Wuthering Heights

Creato il 07 settembre 2011 da Robomana
Qui a Venezia la versione di Wuthering Heights firmata dall'inglese Andrea Arnold ha parecchi estimatori. E a ragione, credo. Perché è un film pressoché perfetto, preciso e selvaggio, sporco di fango e di lordura rabbiosa, e per questo oltre qualsiasi lettura sentimentalista del romanzo; forse un po' facile nella scelta di fare di Heathcliff un ragazzo di colore, ma efficace nel scegliere di scarnificare la struttura del testo e renderlo graffiante e sghembo come i due nomi degli amanti della brughiera, Heathcliff per l'appunto e Cathy, intagliati sul muro. Eppure Wuthering Heights è un film sbagliato. Interessante, ma sbagliato. Un film fermo a una pratica estetica che invece di superare un testo vecchio di due secoli e alla base della cultura sentimentale europea, si adagia su di esso, lo rappresenta in termini realistici, mostrando quanto di sporco ci fosse nella calma brulicante della Brontë, ma lo interpreta come materia morta. Quello che la Arnold porta sullo schermo non è niente di più del romanzo, la sua essenza e matericità: niente di male come operazione, per carità. Ma non se svolta sul corpo di un romanzo tra i più conosciuti, amati e digeriti della nostra letteratura.
A mio modo di vedere, oggi come oggi, Cime tempestose non più ha bisogno di essere raccontato, rappresentato e attualizzato a potenziali letture razziali o antropologiche. Cime tempestose ha bisogno - se proprio non possiamo fare a meno di parlarne - di essere utilizzato come materia naturale della nostra cultura; come patrimonio comune in grado di generare riflessioni che superino quelle già note, amate, digerite sull'amore assoluto tra Heathcliff e Cathy.

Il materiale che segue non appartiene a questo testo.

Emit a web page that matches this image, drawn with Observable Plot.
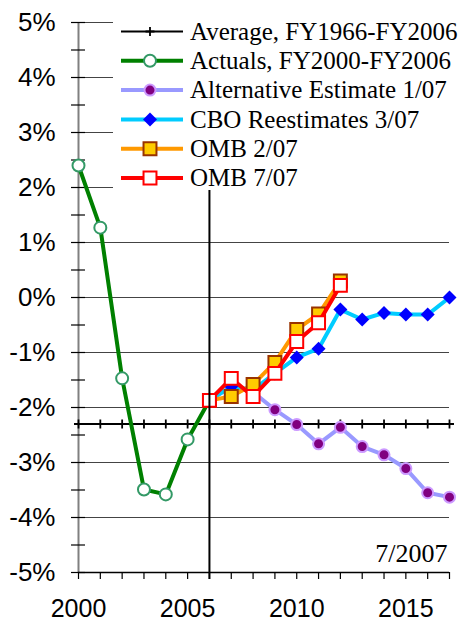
<!DOCTYPE html>
<html><head><meta charset="utf-8">
<script src="https://cdn.jsdelivr.net/npm/d3@7"></script>
<script src="https://cdn.jsdelivr.net/npm/@observablehq/plot@0.6"></script>
<style>body{margin:0;background:#fff} .serif-text{font-family:"Liberation Serif","Times New Roman",serif !important;}</style>
</head><body><div id="chart"></div>
<script>
// ---- data ----
const allYears = [2000,2001,2002,2003,2004,2005,2006,2007,2008,2009,2010,2011,2012,2013,2014,2015,2016,2017];
const labeledYears = [2000,2005,2010,2015];
const yMajor = [-5,-4,-3,-2,-1,0,1,2,3,4,5];
const yMinor = [-5,-4.5,-4,-3.5,-3,-2.5,-2,-1.5,-1,-0.5,0,0.5,1,1.5,2,2.5,3,3.5,4,4.5,5];
const budgetYear = [2006];
const stampText = ["7/2007"];

const avgYears = allYears;
const avgValues = [-2.3,-2.3,-2.3,-2.3,-2.3,-2.3,-2.3,-2.3,-2.3,-2.3,-2.3,-2.3,-2.3,-2.3,-2.3,-2.3,-2.3,-2.3];

const actualYears = [2000,2001,2002,2003,2004,2005,2006];
const actualValues = [2.4,1.27,-1.47,-3.49,-3.58,-2.58,-1.87];

const altYears = [2006,2007,2008,2009,2010,2011,2012,2013,2014,2015,2016,2017];
const altValues = [-1.87,-1.62,-1.72,-2.04,-2.31,-2.66,-2.36,-2.71,-2.86,-3.11,-3.55,-3.63];

const cboYears = [2006,2007,2008,2009,2010,2011,2012,2013,2014,2015,2016,2017];
const cboValues = [-1.87,-1.62,-1.68,-1.38,-1.09,-0.93,-0.22,-0.4,-0.28,-0.31,-0.31,0.0];

const omb2Years = [2006,2007,2008,2009,2010,2011,2012];
const omb2Values = [-1.87,-1.8,-1.58,-1.18,-0.58,-0.3,0.3];

const omb7Years = [2006,2007,2008,2009,2010,2011,2012];
const omb7Values = [-1.87,-1.47,-1.8,-1.38,-0.8,-0.46,0.22];

const seriesNames = ["Average, FY1966-FY2006","Actuals, FY2000-FY2006","Alternative Estimate 1/07","CBO Reestimates 3/07","OMB 2/07","OMB 7/07"];

// ---- styles ----
const styles = [
  {line:"#000000", lw:2, symbol:"plus", r:3, fill:"none", stroke:"#000", sw:1.8},
  {line:"#008000", lw:4, symbol:"circle", r:6, fill:"#fff", stroke:"#339966", sw:2},
  {line:"#9999FF", lw:4, symbol:"circle", r:5.5, fill:"#800080", stroke:"#CC99FF", sw:2},
  {line:"#00CCFF", lw:4, symbol:"diamond2", r:6.3, fill:"#0000FF", stroke:"none", sw:0},
  {line:"#FF9900", lw:4, symbol:"square", r:7.3, fill:"#FFCC00", stroke:"#993300", sw:2},
  {line:"#FF0000", lw:4, symbol:"square", r:7.3, fill:"#FFFFFF", stroke:"#FF0000", sw:2}
];
const seriesData = [
  [avgYears, avgValues],[actualYears, actualValues],[altYears, altValues],
  [cboYears, cboValues],[omb2Years, omb2Values],[omb7Years, omb7Values]
];
const tables = seriesData.map(([xs, ys]) => xs.map((x, i) => ({x, y: ys[i]})));

const seriesMarks = tables.flatMap((t, i) => {
  const s = styles[i];
  return [
    Plot.line(t, {x:"x", y:"y", stroke:s.line, strokeWidth:s.lw, strokeLinejoin:"round"}),
    Plot.dot(t, {x:"x", y:"y", symbol:()=>s.symbol, r:s.r, fill:s.fill, stroke:s.stroke, strokeWidth:s.sw})
  ];
});

const chart = Plot.plot({
  width: 464, height: 622,
  marginLeft: 78, marginRight: 15, marginTop: 22, marginBottom: 50,
  x: {domain: [2000, 2017], axis: null},
  y: {domain: [-5, 5], axis: null},
  symbol: {type: "identity"},
  style: {background: "#fff", fontFamily: "'Liberation Sans', Arial, sans-serif", color: "#000"},
  marks: [
    Plot.ruleY(yMajor.filter(v => v > -5), {stroke: "#444", strokeWidth: 1}),
    Plot.ruleX([allYears[0]], {stroke: "#808080", strokeWidth: 2}),
    Plot.ruleY(yMinor, {x1: 1999.68, x2: 2000.32, stroke: "#000", strokeWidth: 1.2}),
    Plot.ruleY([yMajor[0]], {stroke: "#000", strokeWidth: 1.5}),
    Plot.axisX(allYears, {tickSize: 7, tickPadding: 20, tickFormat: d => labeledYears.includes(d) ? String(d) : "", fontSize: 25, label: null, strokeWidth: 1.2}),
    Plot.axisY(yMajor, {tickSize: 0, tickPadding: 23, tickFormat: d => `${d}%`, fontSize: 26, label: null}),
    Plot.text(stampText, {frameAnchor: "bottom-right", textAnchor: "end", lineAnchor: "bottom", dx: -2, dy: -11, fontSize: 26, className: "stamp"}),
    ...seriesMarks,
    Plot.ruleX(budgetYear, {stroke: "#000", strokeWidth: 2, insetBottom: -7})
  ]
});
document.getElementById("chart").append(chart);
d3.select(chart).selectAll("text").filter(function(){ return this.textContent === stampText[0]; }).classed("serif-text", true);

// ---- legend (inside plot area, top right) ----
const svg = d3.select(chart);
const lg = svg.append("g").attr("text-anchor", "start");
lg.append("rect").attr("x", 113).attr("y", 0).attr("width", 351).attr("height", 190)
  .style("fill", "#ffffff").style("stroke", "none");
seriesNames.forEach((name, i) => {
  const s = styles[i];
  const y = 31.5 + i * 29.3;
  const g = lg.append("g");
  g.append("line").attr("x1", 121).attr("x2", 183).attr("y1", y).attr("y2", y)
    .attr("stroke", s.line).attr("stroke-width", s.lw);
  const sym = {circle: d3.symbolCircle, plus: d3.symbolPlus, diamond2: d3.symbolDiamond2, square: d3.symbolSquare}[s.symbol];
  g.append("path").attr("transform", `translate(150,${y})`)
    .attr("d", d3.symbol(sym, Math.PI * s.r * s.r)())
    .attr("fill", s.fill).attr("stroke", s.stroke).attr("stroke-width", s.sw);
  g.append("text").attr("x", 190).attr("y", y).attr("dy", "0.33em").attr("text-anchor", "start")
    .attr("class", "serif-text").attr("font-size", 25).attr("fill", "#000").text(name);
});
</script>
</body></html>
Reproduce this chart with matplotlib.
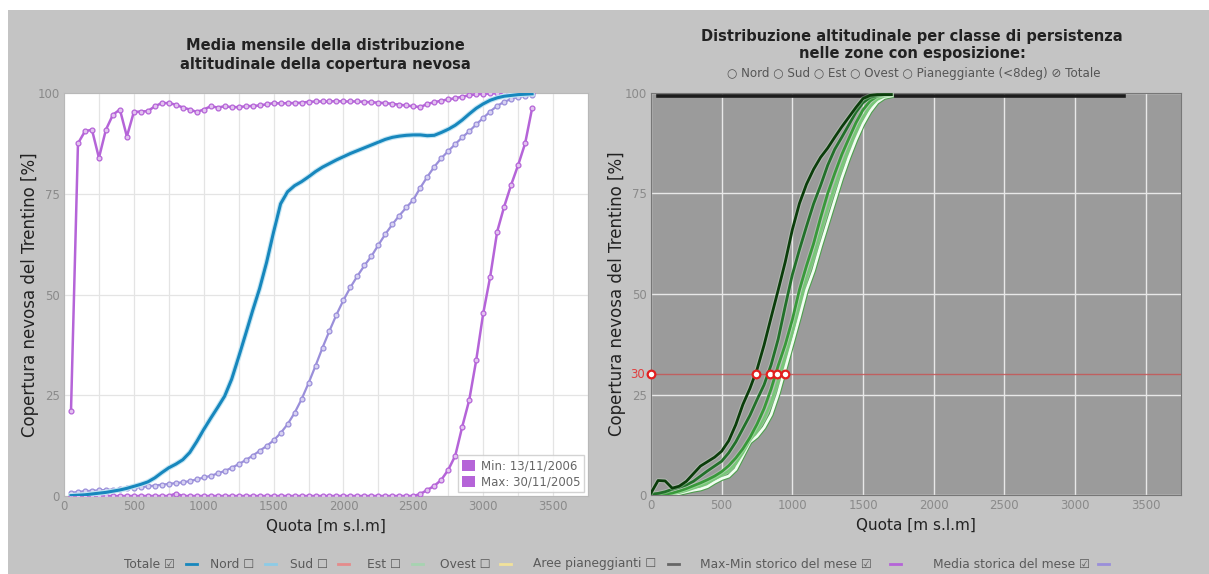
import matplotlib
matplotlib.use("Agg")
import matplotlib.pyplot as plt
import matplotlib.patheffects as pe
from matplotlib.patches import Patch, Rectangle
from matplotlib.lines import Line2D

# ---------------- data: left panel (50 m steps, 50..3350 m) ----------------
quota = list(range(50, 3351, 50))

media_mese = [0.1, 0.2, 0.3, 0.5, 0.7, 0.9, 1.2, 1.5, 1.9, 2.4,
              2.9, 3.5, 4.5, 5.8, 7, 7.9, 9, 10.8, 13.5, 16.5,
              19.3, 22, 24.8, 29, 34.5, 40.2, 46, 51.5, 58, 65.5,
              72.5, 75.5, 77, 78, 79.2, 80.5, 81.6, 82.5, 83.4, 84.2,
              85, 85.7, 86.4, 87.1, 87.8, 88.5, 89, 89.3, 89.5, 89.6,
              89.6, 89.4, 89.5, 90.2, 91, 92, 93.3, 94.8, 96.2, 97.3,
              98.2, 98.8, 99.2, 99.4, 99.6, 99.7, 99.8]

media_storica = [0.8, 1, 1.2, 1.3, 1.4, 1.5, 1.6, 1.8, 1.9, 2.1,
                 2.2, 2.4, 2.6, 2.8, 3, 3.2, 3.4, 3.7, 4.1, 4.6,
                 5, 5.6, 6.2, 7, 7.9, 8.9, 10, 11.2, 12.4, 13.8,
                 15.6, 17.8, 20.6, 24, 28, 32.3, 36.8, 41, 45, 48.6,
                 51.8, 54.6, 57.2, 59.5, 62.3, 65, 67.4, 69.6, 71.6, 73.5,
                 76.5, 79.2, 81.7, 83.8, 85.6, 87.3, 89, 90.5, 92.2, 93.8,
                 95.4, 96.8, 97.8, 98.5, 99, 99.3, 99.6]

max_storico = [21, 87.5, 90.5, 90.9, 83.9, 90.9, 94.6, 95.9, 89.2, 95.3,
               95.4, 95.5, 96.7, 97.5, 97.5, 97.1, 96.4, 95.9, 95.3, 95.9,
               96.7, 96.4, 96.7, 96.5, 96.5, 96.7, 96.8, 96.9, 97.2, 97.5,
               97.4, 97.5, 97.5, 97.6, 97.8, 97.9, 97.9, 97.9, 98, 97.9,
               97.9, 97.9, 97.8, 97.7, 97.6, 97.5, 97.3, 97.1, 96.9, 96.7,
               96.5, 97.3, 97.7, 98.1, 98.4, 98.7, 99.1, 99.4, 99.7, 99.8,
               99.9, 100, 100, 100, 100, 100, 100]

min_storico = [0, 0, 0, 0, 0, 0, 0, 0, 0, 0,
               0, 0, 0, 0, 0, 0.6, 0, 0, 0, 0,
               0, 0, 0, 0, 0, 0, 0, 0, 0, 0,
               0, 0, 0, 0, 0, 0, 0, 0, 0, 0,
               0, 0, 0, 0, 0, 0, 0, 0, 0, 0,
               0.5, 1.5, 2.5, 4, 6.5, 10, 17.2, 23.8, 33.7, 45.3,
               54.4, 65.6, 71.8, 77.2, 82.1, 87.5, 96.2]

legend_min = "Min: 13/11/2006"
legend_max = "Max: 30/11/2005"

# ---------------- data: right panel (50 m steps, 0..1700 m) ----------------
quota_cls = list(range(0, 1701, 50))
classe_1 = [0.5, 3.6, 3.5, 1.7, 2.2, 3.4, 5.3, 7.2, 8.3, 9.4,
            10.9, 13.5, 17.5, 22.5, 26.5, 31.2, 37.3, 44.2, 51, 58,
            66, 72.5, 77.3, 81, 84, 86.3, 89, 91.6, 94, 96.4,
            98.6, 99.4, 99.6, 99.6, 99.6]
classe_2 = [0.2, 0.4, 0.8, 1.4, 1.9, 2.5, 3.4, 4.7, 6, 7.2,
            8.4, 10.5, 13.2, 16.5, 19.8, 23.7, 27.4, 32.4, 38.8, 47,
            54.8, 61, 66.8, 72.4, 77, 82, 86, 89, 92.1, 95.2,
            97.6, 98.9, 99.4, 99.6, 99.6]
classe_3 = [0, 0.1, 0.2, 0.5, 1, 1.6, 2.3, 3, 3.8, 4.7,
            5.8, 7.3, 9.2, 11.5, 14.3, 17.6, 21.5, 26.4, 32.2, 37.4,
            43.6, 51, 57, 62.5, 69, 75, 80, 84.7, 88.7, 92.6,
            95.8, 98, 99.2, 99.5, 99.6]
classe_4 = [0, 0, 0.1, 0.3, 0.6, 1.1, 1.7, 2.3, 3, 4,
            5, 6, 7.8, 10.5, 13.6, 16, 19, 23, 28.5, 34.5,
            40.5, 47.5, 54, 59.2, 65.5, 71.3, 76.7, 81.8, 86.3, 90.5,
            94, 96.7, 98.4, 99.2, 99.4]
classe_5 = [0, 0, 0, 0, 0.4, 0.8, 1.2, 1.5, 2.1, 3.2,
            4.1, 4.7, 6.4, 9.8, 13.2, 14.6, 16.8, 20, 25.2, 31.5,
            37.8, 44.2, 50.9, 55.8, 61.9, 67.6, 73.3, 78.9, 83.9, 88.4,
            92.3, 95.4, 97.7, 98.9, 99.3]
classi = [classe_1, classe_2, classe_3, classe_4, classe_5]
colori_classi = ["#0b3d0b", "#22702a", "#38993a", "#78c878", "#f2fff2"]

totale_quota = [50, 3350]
totale_val = [99.3, 99.3]

soglia = 30
quota_soglia = [0, 740, 840, 890, 946]

# ---------------- styling ----------------
BG = "#c4c4c4"
fig = plt.figure(figsize=(12.09, 5.74), dpi=100, facecolor="white")
fig.patches.append(Rectangle((0.007, 0), 0.993, 0.983, transform=fig.transFigure,
                             facecolor=BG, edgecolor="none", zorder=-10))

MAG = "#b564d8"
LAV = "#9a8fda"
BLUE = "#1787bd"
TICKC = "#8a8a8a"

# ---------------- left panel ----------------
axL = fig.add_axes([64 / 1209, 78 / 574, 524 / 1209, 403 / 574])
axL.set_facecolor("white")
axL.set_xlim(0, 3750)
axL.set_ylim(0, 100)
axL.set_xticks(range(0, 3501, 500))
axL.set_xticks(range(0, 3751, 250), minor=True)
axL.set_yticks([0, 25, 50, 75, 100])
axL.grid(True, which="both", axis="x", color="#e4e4e4", lw=0.9)
axL.grid(True, axis="y", color="#e4e4e4", lw=0.9)
axL.set_axisbelow(True)
axL.tick_params(which="both", length=0, labelsize=8.5, labelcolor=TICKC, pad=3)
for s in axL.spines.values():
    s.set_color("#b8b8b8")
    s.set_linewidth(0.8)

axL.plot(quota, min_storico, color=MAG, lw=1.8, marker="o", ms=3.5, mfc="#e3c4ef",
         mec=MAG, mew=0.9, zorder=3)
axL.plot(quota, max_storico, color=MAG, lw=1.8, marker="o", ms=3.5, mfc="#e3c4ef",
         mec=MAG, mew=0.9, zorder=3)
axL.plot(quota, media_storica, color=LAV, lw=1.6, marker="o", ms=3.5, mfc="#d8d3f2",
         mec=LAV, mew=0.9, zorder=4)
axL.plot(quota, media_mese, color=BLUE, lw=2.2, zorder=5,
         path_effects=[pe.Stroke(linewidth=3.8, foreground="#c6e6f3"), pe.Normal()])

leg = axL.legend(handles=[Patch(facecolor=MAG, edgecolor="none", label=legend_min),
                          Patch(facecolor=MAG, edgecolor="none", label=legend_max)],
                 loc="lower right", fontsize=8.5, frameon=True, fancybox=False,
                 framealpha=0.85, edgecolor="#cccccc", handlelength=1.1, handleheight=1.1,
                 handletextpad=0.5, borderpad=0.35, labelspacing=0.25,
                 borderaxespad=0.3)
for t in leg.get_texts():
    t.set_color("#666666")

axL.set_xlabel("Quota [m s.l.m]", fontsize=11, color="#222222", labelpad=4)
axL.set_ylabel("Copertura nevosa del Trentino [%]", fontsize=12, color="#222222",
               labelpad=-1)
fig.text(325 / 1209, 1 - 55 / 574,
         "Media mensile della distribuzione\naltitudinale della copertura nevosa",
         ha="center", va="center", fontsize=10.5, fontweight="bold", color="#222222",
         linespacing=1.25)

# ---------------- right panel ----------------
axR = fig.add_axes([651 / 1209, 79 / 574, 530 / 1209, 402 / 574])
axR.set_facecolor("#9b9b9b")
axR.set_xlim(0, 3750)
axR.set_ylim(0, 100)
axR.set_xticks(range(0, 3501, 500))
axR.set_yticks([0, 25, 50, 75, 100])
axR.grid(True, color="#e8e8e8", lw=1.0)
axR.set_axisbelow(True)
axR.tick_params(length=0, labelsize=8.5, labelcolor=TICKC, pad=3)
for s in axR.spines.values():
    s.set_color("#777777")
    s.set_linewidth(0.8)

axR.plot(totale_quota, totale_val, color="#1c1c1c", lw=2.6, zorder=3)
for i, (vals, col) in enumerate(zip(classi[::-1], colori_classi[::-1])):
    if col == "#f2fff2":
        eff = [pe.Stroke(linewidth=3.6, foreground="#4f9f4f"), pe.Normal()]
    else:
        eff = [pe.Stroke(linewidth=3.4, foreground="#d8ecd8", alpha=0.35), pe.Normal()]
    axR.plot(quota_cls, vals, color=col, lw=2.0, zorder=4 + i, path_effects=eff)

axR.axhline(soglia, color="#c45a5a", lw=1.0, alpha=0.9, zorder=10)
axR.plot(quota_soglia, [soglia] * len(quota_soglia), ls="none", marker="o", ms=5.5,
         mfc="white", mec="#e21f1f", mew=1.6, zorder=11, clip_on=False)
axR.text(-40, soglia, str(soglia), color="#e04040", fontsize=8.5, ha="right",
         va="center", transform=axR.transData)

axR.set_xlabel("Quota [m s.l.m]", fontsize=11, color="#222222", labelpad=4)
axR.set_ylabel("Copertura nevosa del Trentino [%]", fontsize=12, color="#222222",
               labelpad=-1)
fig.text(912 / 1209, 1 - 45 / 574,
         "Distribuzione altitudinale per classe di persistenza\nnelle zone con esposizione:",
         ha="center", va="center", fontsize=10.5, fontweight="bold", color="#222222",
         linespacing=1.2)
fig.text(914 / 1209, 1 - 73 / 574,
         "\u25cb Nord \u25cb Sud \u25cb Est \u25cb Ovest \u25cb Pianeggiante (<8deg) \u2298 Totale",
         ha="center", va="center", fontsize=8.6, color="#555555")

# ---------------- bottom legend ----------------
items = [("Totale \u2611", 124, 186, BLUE),
         ("Nord \u2610", 210, 265, "#8ccbe6"),
         ("Sud \u2610", 290, 338, "#e58b8b"),
         ("Est \u2610", 367, 412, "#a6d3b0"),
         ("Ovest \u2610", 440, 500, "#f2e29a"),
         ("Aree pianeggianti \u2610", 533, 668, "#666666"),
         ("Max-Min storico del mese \u2611", 700, 890, MAG),
         ("Media storica del mese \u2611", 933, 1098, LAV)]
yb = 1 - 564 / 574
for label, xt, xl, col in items:
    fig.text(xt / 1209, yb, label, ha="left", va="center", fontsize=8.8,
             color="#5a5a5a")
    fig.add_artist(Line2D([xl / 1209, (xl + 11) / 1209], [yb, yb], color=col, lw=2,
                          transform=fig.transFigure))

fig.savefig("out.png", dpi=100, facecolor=fig.get_facecolor())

La Arnold, invece, rende onore ai due amanti, al loro senso di unità e totalità, ma lo fa con un'estetica pericolasamente indie, azzurrina e corporea, che nel peggiore dei casi ricorda i toni lirici dei videoclip indie (e infatti alla fine partono i Mumford and Sons e la fotografia ricorda pericolosamente questo video) e nel migliore sembra una versione raffreddata e nordeuropea della luminosità abbacinante di Malick. Quello che le manca è uno spirito moderno e dunque necessario. Lo spirito di chi considera la grande letteratura del passato, quella che diventa tascabile e viene sempre ristampata, come materia alterata dalla cultura pop e a partire da un'impossibile innocenza ne sfrutta liberamente aspetti e temi.
Come fa ad esempio Martin Amis nella Vedova incinta, romanzo che mi ritrovo a citare sempre più spesso e nel quale l'emancipazione sessuale femminile degli anni '70 viene raccontata attraverso una straordinaria cavalcata goliardica nella letteratura inglese tra'700 e '800, da Fielding alla Austen, passando ovviamente per le Brontë. Amis non rende omaggio ai testi classici, non li attualizza e non li re-interpreta; li usa come altri mezzi del proprio bagaglio artistico, testi che hanno superato il diritto d'autore e per questo non necessitano più di rispetto e verità. Testi per l'appunto come Cime tempestose, che non chiedono altro che essere usati, sfruttati, pronti a diventare altro, a nascondere tra le righe significati e interpretazione che nemmeno posseggono, ma che ciascuno può trovare. Quello di Amis è un metodo che supera il post-moderno, che ridiventa creativo e schizzato come il modernismo e lo adatta alla frammentarietà dei nostri tempi. "Come vuoi spiegarmi Ragione e sentimento questa volta?", chiede Gloria a Keith, dopo che i due hanno intepretato e praticato in chiave erotica Orgoglio e pregiudizio. "Sfondandomi il culo, per caso?".
Ecco, insomma, per quanto bello e onesto, Wuthering Heights manca di questa follia folgorante e coraggiosa. E a conti fatti mi sembra solo un film che rende onore al romanzo di partenza mettendone in scena l'essenza. E' molto, ma non abbastanza. E dimostra quanto il cinema, proseguendo nella strada di un estetismo innamorato della natura e del reale, resti indietro nella comprensione di quella stessa natura e di quello stesso reale.